She's such a sweet kid.
She's kind-hearted and caring. She's smart. She's funny.
She likes to dance ballet and jazz. She likes to watch Dr. Who and Sherlock.
And she likes to dress in black with high-topped boots, with studs.
And she likes to listen to really loud rock.
She's my daughter.
At 13, she's developed her own taste in music, one that has diverged from the music that was played in the house through her formative years. I guess it's no different from when I was growing up, when my parents played Neil Diamond, Cat Stevens, and John Denver, and I fell head over heels for Led Zeppelin, The Who, and Yes*.
This weekend, my family and I drove down to Syracuse, NY, to visit a friend and get some shopping in before the Christmas madness sets in. Syracuse is not that far from Ottawa: even in sleet and rain, we made it in three hours. The trip home was even shorter.
During the drive, we listened to music. On the way down, I played songs; on the way home, the kids had the chance to play theirs.
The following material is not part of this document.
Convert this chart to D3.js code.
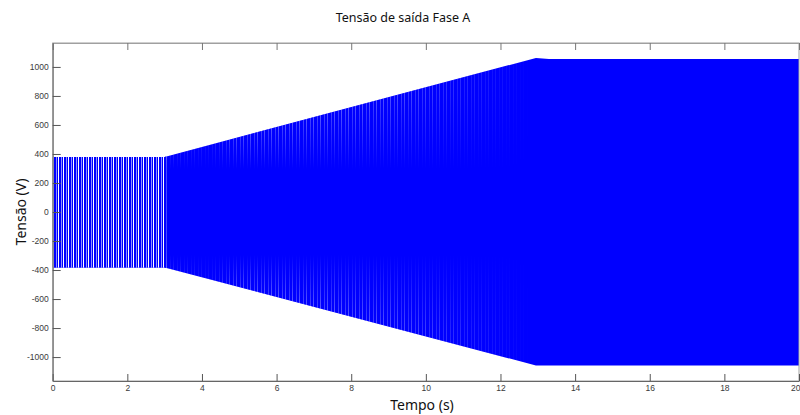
<!DOCTYPE html>
<html>
<head>
<meta charset="utf-8">
<script src="https://cdn.jsdelivr.net/npm/d3@7"></script>
<style>
  body { margin: 0; background: #fff; }
  .tick text { font-family: "Liberation Sans", Arial, sans-serif; font-size: 8.5px; fill: #3a3a3a; }
</style>
</head>
<body>
<svg id="chart"></svg>
<script>
// Dados: envoltória da tensão de saída (V) em função do tempo (s)
const timeKnots = [0, 3, 12.95, 13.3, 20];
const upperEnvelope = [380, 380, 1062, 1055, 1055];
const lowerEnvelope = [-382, -382, -1058, -1058, -1058];
const xTicks = [0, 2, 4, 6, 8, 10, 12, 14, 16, 18, 20];
const yTicks = [-1000, -800, -600, -400, -200, 0, 200, 400, 600, 800, 1000];

const width = 800, height = 415;
const margin = { top: 43, right: 1, bottom: 34, left: 52.7 };

const svg = d3.select("#chart").attr("width", width).attr("height", height);
const defs = svg.append("defs");

const x = d3.scaleLinear().domain([0, 20]).range([margin.left, width - margin.right]);
const y = d3.scaleLinear().domain([-1165, 1165]).range([height - margin.bottom, margin.top]);

const env = timeKnots.map((t, i) => ({ t, hi: upperEnvelope[i], lo: lowerEnvelope[i] }));

// padrões de listras (aliasing da senoide)
const p1 = defs.append("pattern").attr("id", "stripes").attr("patternUnits", "userSpaceOnUse")
    .attr("width", 5).attr("height", 10);
p1.append("rect").attr("width", 5).attr("height", 10).attr("fill", "#0000ff");
p1.append("rect").attr("x", 1).attr("width", 1).attr("height", 10).attr("fill", "#8f8fff");
p1.append("rect").attr("x", 3).attr("width", 1).attr("height", 10).attr("fill", "#ffffff");

const p2 = defs.append("pattern").attr("id", "slits").attr("patternUnits", "userSpaceOnUse")
    .attr("width", 7).attr("height", 10);
p2.append("rect").attr("width", 7).attr("height", 10).attr("fill", "#0000ff");
p2.append("rect").attr("x", 2).attr("width", 1).attr("height", 10).attr("fill", "#a0a0ff");
p2.append("rect").attr("x", 5).attr("width", 1).attr("height", 10).attr("fill", "#d0d0ff");

// máscara horizontal (desvanece até ~12.8 s)
const fadeX = defs.append("linearGradient").attr("id", "fadeX")
    .attr("gradientUnits", "userSpaceOnUse")
    .attr("x1", x(3)).attr("x2", x(12.8)).attr("y1", 0).attr("y2", 0);
[[0, 1], [0.12, 0.3], [0.19, 0.95], [0.45, 0.6], [1, 0]].forEach(([o, a]) =>
  fadeX.append("stop").attr("offset", o).attr("stop-color", "#fff").attr("stop-opacity", a));
defs.append("mask").attr("id", "maskX")
  .append("rect").attr("x", x(3)).attr("y", 0).attr("width", x(12.8) - x(3)).attr("height", height)
    .attr("fill", "url(#fadeX)");

// máscara vertical (listras só perto das bordas)
const fadeY = defs.append("linearGradient").attr("id", "fadeY")
    .attr("gradientUnits", "userSpaceOnUse")
    .attr("x1", 0).attr("x2", 0).attr("y1", y(1060)).attr("y2", y(-1060));
[[0, 1], [0.12, 0.9], [0.36, 0], [0.64, 0], [0.88, 0.9], [1, 1]].forEach(([o, a]) =>
  fadeY.append("stop").attr("offset", o).attr("stop-color", "#fff").attr("stop-opacity", a));
defs.append("mask").attr("id", "maskY")
  .append("rect").attr("x", 0).attr("y", 0).attr("width", width).attr("height", height)
    .attr("fill", "url(#fadeY)");

defs.append("clipPath").attr("id", "early")
  .append("rect").attr("x", x(0)).attr("y", 0).attr("width", x(3.05) - x(0)).attr("height", height);

const area = d3.area().x(d => x(d.t)).y0(d => y(d.lo)).y1(d => y(d.hi));

svg.append("path").datum(env).attr("d", area).attr("fill", "#0000ff");
svg.append("path").datum(env).attr("d", area).attr("fill", "url(#stripes)").attr("clip-path", "url(#early)");

svg.append("g").attr("mask", "url(#maskX)")
  .append("g").attr("mask", "url(#maskY)")
  .append("path").datum(env).attr("d", area).attr("fill", "url(#slits)");

// moldura
svg.append("rect")
    .attr("x", x(0)).attr("y", y(1165))
    .attr("width", x(20) - x(0)).attr("height", y(-1165) - y(1165))
    .attr("fill", "none").attr("stroke", "#a0a0a0");

// eixos
const axisStyle = sel => {
  sel.select(".domain").attr("stroke", "#666");
  sel.selectAll(".tick line").attr("stroke", "#555");
};
const fmt = d => String(d);

svg.append("g")
    .attr("transform", `translate(0,${y(-1165)})`)
    .call(d3.axisBottom(x).tickValues(xTicks).tickSizeInner(-7).tickSizeOuter(0).tickPadding(4).tickFormat(fmt))
    .call(axisStyle)
    .call(sel => sel.selectAll(".tick text").filter(d => d === 20).attr("text-anchor", "end").attr("dx", 1));

svg.append("g")
    .attr("transform", `translate(0,${y(1165)})`)
    .call(d3.axisTop(x).tickValues(xTicks).tickSizeInner(-7).tickSizeOuter(0).tickFormat(""))
    .call(sel => { sel.select(".domain").attr("stroke", "#a0a0a0"); sel.selectAll(".tick line").attr("stroke", "#777"); });

svg.append("g")
    .attr("transform", `translate(${x(0)},0)`)
    .call(d3.axisLeft(y).tickValues(yTicks).tickSizeInner(-8).tickSizeOuter(0).tickPadding(4).tickFormat(fmt))
    .call(axisStyle);

// títulos
svg.append("text")
    .attr("x", 403).attr("y", 22)
    .attr("text-anchor", "middle")
    .style("font-family", "'Noto Sans', sans-serif").style("font-size", "12.5px").attr("fill", "#111")
    .text("Tensão de saída Fase A");

svg.append("text")
    .attr("x", 422).attr("y", 410)
    .attr("text-anchor", "middle")
    .style("font-family", "'Noto Sans', sans-serif").style("font-size", "14px").attr("fill", "#111")
    .text("Tempo (s)");

svg.append("text")
    .attr("transform", "rotate(-90)")
    .attr("x", -212).attr("y", 26)
    .attr("text-anchor", "middle")
    .style("font-family", "'Noto Sans', sans-serif").style("font-size", "14px").attr("fill", "#111")
    .text("Tensão (V)");
</script>
</body>
</html>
I dreaded listening to my eldest daughter's music. I have heard it wailing from her bedroom and seeping out her headphones.
It's not my cup of tea.
But because I wanted to listen to the lyrics and try to understand what drew my daughter to this music, I had a listen. I asked her to play her favourite song from her favourite band, My Chemical Romance.
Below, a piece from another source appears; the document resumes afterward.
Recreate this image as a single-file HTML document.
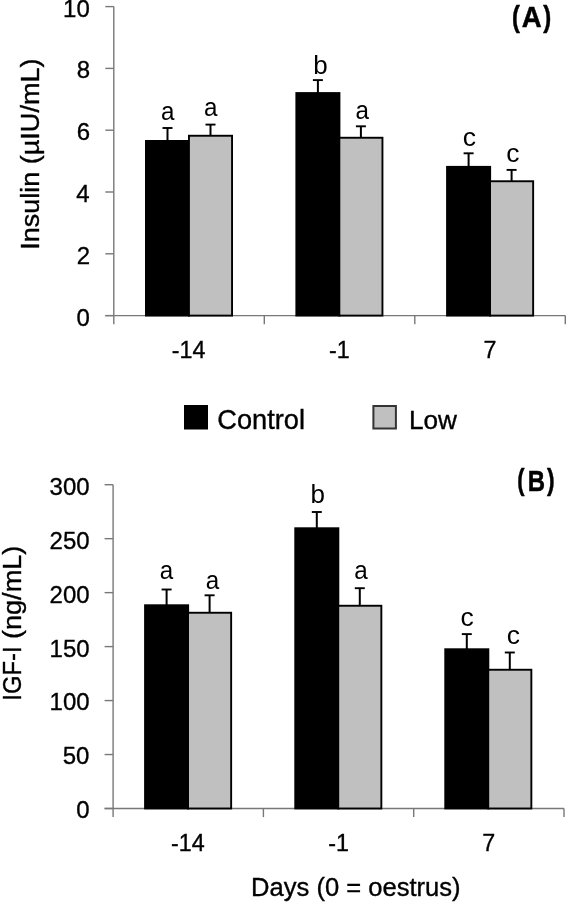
<!DOCTYPE html>
<html><head><meta charset="utf-8"><style>
html,body{margin:0;padding:0;background:#fff;width:566px;height:902px;overflow:hidden}
svg{display:block;will-change:transform}
text{font-family:"Liberation Sans",sans-serif;font-size:100px;fill:#000;stroke:#000;stroke-width:1.4px}
text.ns{stroke:none}
text.bd{stroke-width:1.6px}
</style></head><body>
<svg width="566" height="902" viewBox="0 0 566 902">
<rect width="566" height="902" fill="#fff"/>
<line x1="113.8" y1="6.6" x2="113.8" y2="324.20000000000005" stroke="#787878" stroke-width="1.4"/>
<line x1="105.3" y1="315.6" x2="565.3" y2="315.6" stroke="#787878" stroke-width="1.4"/>
<line x1="105.3" y1="6.6" x2="113.8" y2="6.6" stroke="#787878" stroke-width="1.4"/>
<line x1="105.3" y1="68.39999999999999" x2="113.8" y2="68.39999999999999" stroke="#787878" stroke-width="1.4"/>
<line x1="105.3" y1="130.2" x2="113.8" y2="130.2" stroke="#787878" stroke-width="1.4"/>
<line x1="105.3" y1="192.0" x2="113.8" y2="192.0" stroke="#787878" stroke-width="1.4"/>
<line x1="105.3" y1="253.79999999999998" x2="113.8" y2="253.79999999999998" stroke="#787878" stroke-width="1.4"/>
<line x1="105.3" y1="315.6" x2="113.8" y2="315.6" stroke="#787878" stroke-width="1.4"/>
<line x1="264.29999999999995" y1="315.6" x2="264.29999999999995" y2="324.20000000000005" stroke="#787878" stroke-width="1.4"/>
<line x1="414.79999999999995" y1="315.6" x2="414.79999999999995" y2="324.20000000000005" stroke="#787878" stroke-width="1.4"/>
<line x1="565.2999999999998" y1="315.6" x2="565.2999999999998" y2="324.20000000000005" stroke="#787878" stroke-width="1.4"/>
<line x1="167.50" y1="141.00" x2="167.50" y2="128.00" stroke="#000" stroke-width="2"/>
<line x1="162.50" y1="128.00" x2="172.50" y2="128.00" stroke="#000" stroke-width="1.9"/>
<line x1="210.50" y1="135.80" x2="210.50" y2="124.60" stroke="#000" stroke-width="2"/>
<line x1="205.50" y1="124.60" x2="215.50" y2="124.60" stroke="#000" stroke-width="1.9"/>
<rect x="145.00" y="140.00" width="45.00" height="176.50" fill="#000"/>
<rect x="188.95" y="135.75" width="43.10" height="179.85" fill="#c0c0c0" stroke="#000" stroke-width="1.9"/>
<line x1="317.90" y1="93.10" x2="317.90" y2="80.10" stroke="#000" stroke-width="2"/>
<line x1="312.90" y1="80.10" x2="322.90" y2="80.10" stroke="#000" stroke-width="1.9"/>
<line x1="360.90" y1="137.80" x2="360.90" y2="126.30" stroke="#000" stroke-width="2"/>
<line x1="355.90" y1="126.30" x2="365.90" y2="126.30" stroke="#000" stroke-width="1.9"/>
<rect x="295.40" y="92.10" width="45.00" height="224.40" fill="#000"/>
<rect x="339.35" y="137.75" width="43.10" height="177.85" fill="#c0c0c0" stroke="#000" stroke-width="1.9"/>
<line x1="468.60" y1="166.90" x2="468.60" y2="153.30" stroke="#000" stroke-width="2"/>
<line x1="463.60" y1="153.30" x2="473.60" y2="153.30" stroke="#000" stroke-width="1.9"/>
<line x1="511.60" y1="181.30" x2="511.60" y2="169.90" stroke="#000" stroke-width="2"/>
<line x1="506.60" y1="169.90" x2="516.60" y2="169.90" stroke="#000" stroke-width="1.9"/>
<rect x="446.10" y="165.90" width="45.00" height="150.60" fill="#000"/>
<rect x="490.05" y="181.25" width="43.10" height="134.35" fill="#c0c0c0" stroke="#000" stroke-width="1.9"/>
<line x1="113.1" y1="484.7" x2="113.1" y2="817.1" stroke="#787878" stroke-width="1.4"/>
<line x1="104.6" y1="808.5" x2="564.0" y2="808.5" stroke="#787878" stroke-width="1.4"/>
<line x1="104.6" y1="484.7" x2="113.1" y2="484.7" stroke="#787878" stroke-width="1.4"/>
<line x1="104.6" y1="538.6666666666666" x2="113.1" y2="538.6666666666666" stroke="#787878" stroke-width="1.4"/>
<line x1="104.6" y1="592.6333333333333" x2="113.1" y2="592.6333333333333" stroke="#787878" stroke-width="1.4"/>
<line x1="104.6" y1="646.6" x2="113.1" y2="646.6" stroke="#787878" stroke-width="1.4"/>
<line x1="104.6" y1="700.5666666666666" x2="113.1" y2="700.5666666666666" stroke="#787878" stroke-width="1.4"/>
<line x1="104.6" y1="754.5333333333333" x2="113.1" y2="754.5333333333333" stroke="#787878" stroke-width="1.4"/>
<line x1="104.6" y1="808.5" x2="113.1" y2="808.5" stroke="#787878" stroke-width="1.4"/>
<line x1="263.4" y1="808.5" x2="263.4" y2="817.1" stroke="#787878" stroke-width="1.4"/>
<line x1="413.69999999999993" y1="808.5" x2="413.69999999999993" y2="817.1" stroke="#787878" stroke-width="1.4"/>
<line x1="564.0" y1="808.5" x2="564.0" y2="817.1" stroke="#787878" stroke-width="1.4"/>
<line x1="166.60" y1="605.30" x2="166.60" y2="589.50" stroke="#000" stroke-width="2"/>
<line x1="161.60" y1="589.50" x2="171.60" y2="589.50" stroke="#000" stroke-width="1.9"/>
<line x1="209.60" y1="612.80" x2="209.60" y2="595.30" stroke="#000" stroke-width="2"/>
<line x1="204.60" y1="595.30" x2="214.60" y2="595.30" stroke="#000" stroke-width="1.9"/>
<rect x="144.10" y="604.30" width="45.00" height="205.10" fill="#000"/>
<rect x="188.05" y="612.75" width="43.10" height="195.75" fill="#c0c0c0" stroke="#000" stroke-width="1.9"/>
<line x1="316.80" y1="528.30" x2="316.80" y2="512.00" stroke="#000" stroke-width="2"/>
<line x1="311.80" y1="512.00" x2="321.80" y2="512.00" stroke="#000" stroke-width="1.9"/>
<line x1="359.80" y1="605.80" x2="359.80" y2="588.20" stroke="#000" stroke-width="2"/>
<line x1="354.80" y1="588.20" x2="364.80" y2="588.20" stroke="#000" stroke-width="1.9"/>
<rect x="294.30" y="527.30" width="45.00" height="282.10" fill="#000"/>
<rect x="338.25" y="605.75" width="43.10" height="202.75" fill="#c0c0c0" stroke="#000" stroke-width="1.9"/>
<line x1="466.80" y1="649.30" x2="466.80" y2="634.10" stroke="#000" stroke-width="2"/>
<line x1="461.80" y1="634.10" x2="471.80" y2="634.10" stroke="#000" stroke-width="1.9"/>
<line x1="509.80" y1="669.80" x2="509.80" y2="652.50" stroke="#000" stroke-width="2"/>
<line x1="504.80" y1="652.50" x2="514.80" y2="652.50" stroke="#000" stroke-width="1.9"/>
<rect x="444.30" y="648.30" width="45.00" height="161.10" fill="#000"/>
<rect x="488.25" y="669.75" width="43.10" height="138.75" fill="#c0c0c0" stroke="#000" stroke-width="1.9"/>
<rect x="184" y="405" width="24" height="24.5" fill="#000"/>
<rect x="373.4" y="406" width="22.5" height="22.5" fill="#c0c0c0" stroke="#333" stroke-width="2"/>
<text transform="matrix(0.24000 0 0 0.23400 63.080 16.500)" font-weight="normal">10</text>
<text transform="matrix(0.24000 0 0 0.23400 76.760 78.300)" font-weight="normal">8</text>
<text transform="matrix(0.24000 0 0 0.23400 76.760 140.100)" font-weight="normal">6</text>
<text transform="matrix(0.24000 0 0 0.23400 76.280 201.900)" font-weight="normal">4</text>
<text transform="matrix(0.24000 0 0 0.23400 76.760 263.700)" font-weight="normal">2</text>
<text transform="matrix(0.24000 0 0 0.23400 76.520 325.500)" font-weight="normal">0</text>
<text transform="matrix(0.24000 0 0 0.23400 49.580 494.600)" font-weight="normal">300</text>
<text transform="matrix(0.24000 0 0 0.23400 49.580 548.567)" font-weight="normal">250</text>
<text transform="matrix(0.24000 0 0 0.23400 49.580 602.533)" font-weight="normal">200</text>
<text transform="matrix(0.24000 0 0 0.23400 49.580 656.500)" font-weight="normal">150</text>
<text transform="matrix(0.24000 0 0 0.23400 49.580 710.467)" font-weight="normal">100</text>
<text transform="matrix(0.24000 0 0 0.23400 62.780 764.433)" font-weight="normal">50</text>
<text transform="matrix(0.24000 0 0 0.23400 76.220 818.400)" font-weight="normal">0</text>
<text transform="matrix(0.23300 0 0 0.23900 171.791 358.100)" font-weight="normal">-14</text>
<text transform="matrix(0.23300 0 0 0.23900 328.898 358.100)" font-weight="normal">-1</text>
<text transform="matrix(0.23300 0 0 0.23900 483.526 358.100)" font-weight="normal">7</text>
<text transform="matrix(0.23300 0 0 0.23900 170.991 850.800)" font-weight="normal">-14</text>
<text transform="matrix(0.23300 0 0 0.23900 328.148 850.800)" font-weight="normal">-1</text>
<text transform="matrix(0.23300 0 0 0.23900 482.176 850.800)" font-weight="normal">7</text>
<text class="ns" transform="matrix(0.24200 0 0 0.25600 161.040 119.750)" font-weight="normal">a</text>
<text class="ns" transform="matrix(0.24200 0 0 0.25600 204.040 116.050)" font-weight="normal">a</text>
<text class="ns" transform="matrix(0.26000 0 0 0.25600 313.340 74.050)" font-weight="normal">b</text>
<text class="ns" transform="matrix(0.24200 0 0 0.25600 355.440 119.250)" font-weight="normal">a</text>
<text class="ns" transform="matrix(0.26500 0 0 0.25600 462.642 145.850)" font-weight="normal">c</text>
<text class="ns" transform="matrix(0.26500 0 0 0.25600 506.243 162.150)" font-weight="normal">c</text>
<text class="ns" transform="matrix(0.24200 0 0 0.25600 159.740 578.550)" font-weight="normal">a</text>
<text class="ns" transform="matrix(0.24200 0 0 0.25600 205.640 588.650)" font-weight="normal">a</text>
<text class="ns" transform="matrix(0.26000 0 0 0.25600 310.440 502.750)" font-weight="normal">b</text>
<text class="ns" transform="matrix(0.24200 0 0 0.25600 354.290 579.350)" font-weight="normal">a</text>
<text class="ns" transform="matrix(0.26500 0 0 0.25600 460.442 625.550)" font-weight="normal">c</text>
<text class="ns" transform="matrix(0.26500 0 0 0.25600 506.843 644.150)" font-weight="normal">c</text>
<text class="bd" transform="matrix(0.23571 0 0 0.29892 512.121 26.623)" font-weight="bold">(</text>
<text class="bd" transform="matrix(0.27576 0 0 0.28986 521.673 27.200)" font-weight="bold">A</text>
<text class="bd" transform="matrix(0.23929 0 0 0.29892 543.300 26.623)" font-weight="bold">)</text>
<text class="bd" transform="matrix(0.21786 0 0 0.29892 517.211 489.723)" font-weight="bold">(</text>
<text class="bd" transform="matrix(0.23934 0 0 0.29855 527.825 490.600)" font-weight="bold">B</text>
<text class="bd" transform="matrix(0.22857 0 0 0.29892 546.900 489.723)" font-weight="bold">)</text>
<text transform="matrix(0.27235 0 0 0.27361 217.238 429.400)" font-weight="normal">Control</text>
<text transform="matrix(0.26171 0 0 0.26377 408.906 429.400)" font-weight="normal">Low</text>
<text transform="matrix(0.25578 0 0 0.26232 251.054 896.100)" font-weight="normal">Days (0 = oestrus)</text>
<text transform="matrix(0 -0.26960 0.26667 0 38.900 249.626)">Insulin</text>
<text transform="matrix(0 -0.27045 0.26667 0 38.900 164.223)">(µIU/mL)</text>
<text transform="matrix(0 -0.23857 0.25507 0 21.200 700.747)">IGF-I</text>
<text transform="matrix(0 -0.27108 0.25507 0 21.200 639.027)">(ng/mL)</text>
</svg></body></html>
It's called I'm Not Okay (I Promise). Have a listen, but I warn you: if you're not quite awake when you start this video, you will be after the song is over—but not necessarily in a good way.
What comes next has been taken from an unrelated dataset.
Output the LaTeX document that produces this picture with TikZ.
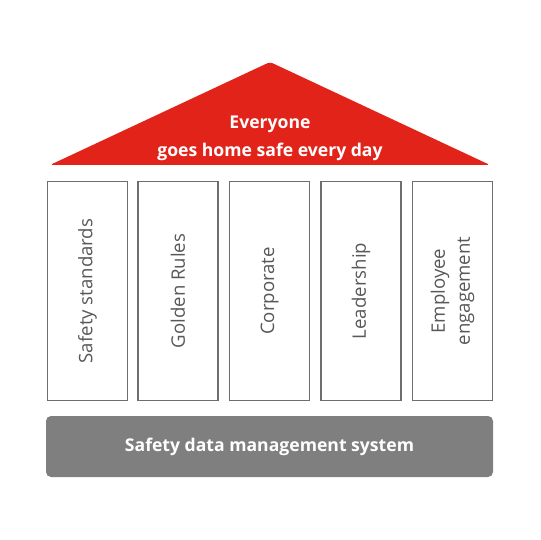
\documentclass[tikz,border=0pt]{standalone}
\usepackage{fontspec}
\setmainfont{Open Sans}
\definecolor{roofred}{HTML}{E2231A}
\definecolor{basegray}{HTML}{7F7F80}
\definecolor{pillartext}{HTML}{58585A}
\definecolor{pillarline}{HTML}{6E6E70}
\begin{document}
\begin{tikzpicture}[x=1pt,y=-1pt,
  pillar/.style={draw=pillarline,line width=1.1pt,minimum width=80pt,minimum height=219pt,inner sep=0pt},
  plabel/.style={rotate=90,text=pillartext,font=\fontsize{18.6}{25}\selectfont,align=center},
  whitetext/.style={text=white,font=\bfseries\fontsize{17.6}{28}\selectfont,align=center}]
\useasboundingbox (0,0) rectangle (540,540);
\fill[roofred,rounded corners=3pt] (50,165) -- (270,62) -- (490,165) -- cycle;
\node[whitetext] (roof) at (270,138) {Everyone\\goes home safe every day};
\foreach \i/\x/\t in {1/87.5/Safety standards,2/178/Golden Rules,3/269.5/Corporate,4/361/Leadership,5/452.5/{Employee\\engagement}}{
  \node[pillar] (p\i) at (\x,291) {};
  \node[plabel] (l\i) at (p\i) {\t};
}
\node[fill=basegray,rounded corners=5pt,minimum width=447pt,minimum height=61pt,inner sep=0pt,
  text=white,font=\bfseries\fontsize{17.6}{22}\selectfont] (base) at (269.5,446.5) {Safety data management system};
\end{tikzpicture}
\end{document}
But the video itself is quite amusing.
I listened to several of this band's songs as we approached home. I have to say, some of the songs weren't that bad. Not my cup of tea, not something I would keep on my Android device, but I have had a taste of what gets my girl grooving and I respect it for what it is.
I still think she's a sweet kid. I hope she stays that way.
* I still like Neil Diamond and Cat Stevens (though I never really liked John Denver). My daughter still likes the music that we played around the house before she developed her new taste.